Bake potatoes: Preheat oven to 400°F (200°C). Scrub potatoes, then pat dry. Using a fork, carefully poke holes around the potato to let moisture escape during baking. Carefully set potatoes on a sheet pan lined with foil or parchment paper. Bake potatoes for about 50-60 minutes (or until tender when pierced with a fork).

Step 2

Take this time to prepare the Cashew Queso if you haven't already done so. Set aside when finished.

Step 3

Then begin the black bean mixture. Dice onion.

Step 4

In a large skillet over medium-high heat, sauté onion for 7-8 minutes. (I use 3 Tbsp. water/vegetable broth for no-oil sauté method, adding more as needed.)

Step 5

Meanwhile, mince garlic.

Step 6

When onion is translucent, add garlic and 1.5 Tbsp. taco seasoning.
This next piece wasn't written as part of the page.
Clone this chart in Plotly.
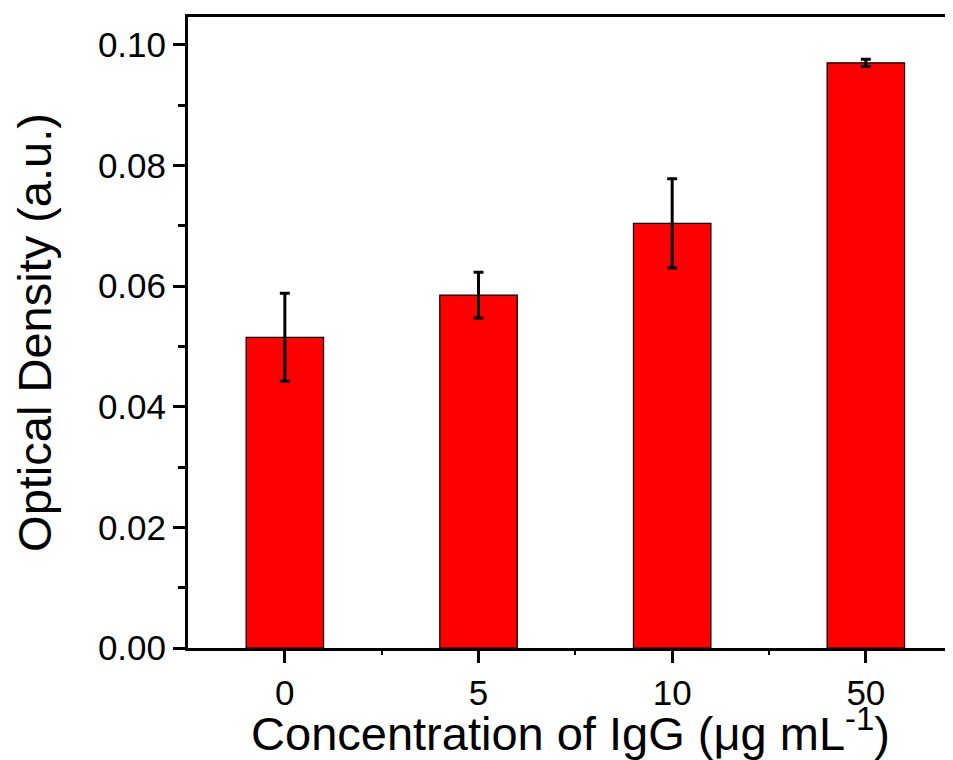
import plotly.graph_objects as go

categories = ["0", "5", "10", "50"]
values = [0.0515, 0.0585, 0.0704, 0.0970]
errors = [0.0073, 0.0038, 0.0074, 0.0006]
y_ticks = [0.00, 0.02, 0.04, 0.06, 0.08, 0.10]
y_tick_labels = ["0.00", "0.02", "0.04", "0.06", "0.08", "0.10"]

FONT = "Liberation Sans, Arial, sans-serif"

fig = go.Figure()
fig.add_trace(go.Bar(
    x=list(range(len(categories))),
    y=values,
    width=0.4,
    marker=dict(color="#FF0000", line=dict(color="#000000", width=1.2)),
    error_y=dict(type="data", array=errors, visible=True, color="#000000",
                 thickness=3, width=5),
))

# page body has an 8px default margin, so the figure is sized to compensate
fig.update_layout(
    width=945, height=752,
    margin=dict(l=180, r=0, t=9, b=112),
    paper_bgcolor="white", plot_bgcolor="white",
    showlegend=False,
)
fig.update_xaxes(
    automargin=False,
    range=[-0.5, 3.45],
    tickmode="array",
    tickvals=list(range(len(categories))),
    ticktext=categories,
    showline=True, linecolor="black", linewidth=3, mirror=True,
    ticks="outside", ticklen=12, tickwidth=3, tickcolor="black",
    minor=dict(tickvals=[0.5, 1.5, 2.5], ticks="outside", ticklen=4,
               tickwidth=2, tickcolor="black"),
    showgrid=False, zeroline=False,
    tickfont=dict(family=FONT, size=35, color="black"),
    title=dict(text="Concentration of IgG (μg mL<sup>-1</sup>)",
               font=dict(family=FONT, size=47, color="black"),
               standoff=2),
)
fig.update_yaxes(
    automargin=False,
    range=[0, 0.1046],
    tickmode="array",
    tickvals=y_ticks,
    ticktext=y_tick_labels,
    showline=True, linecolor="black", linewidth=3, mirror=False,
    ticks="outside", ticklen=12, tickwidth=3, tickcolor="black",
    minor=dict(tickvals=[0.01, 0.03, 0.05, 0.07, 0.09], ticks="outside",
               ticklen=7, tickwidth=3, tickcolor="black"),
    showgrid=False, zeroline=False,
    tickfont=dict(family=FONT, size=35, color="black"),
    title=dict(text="Optical Density (a.u.)",
               font=dict(family=FONT, size=47, color="black"),
               standoff=35),
)

fig.write_html("out.html")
Stir and sauté 1 minute (adding a splash more liquid if necessary).

Step 7

Reduce heat to medium-low. Add black beans (rinsed and drained), tomatoes with juice, salsa, and corn. Lightly simmer for about 10 minutes, stirring occasionally.

Step 8

When potatoes are done, cut them lengthwise, but not all the way through. Gently squeeze and fluff the insides with a fork. (Or simply dice them instead if preferred.) Then spoon the black bean mixture on top. Add cashew queso and any other toppings.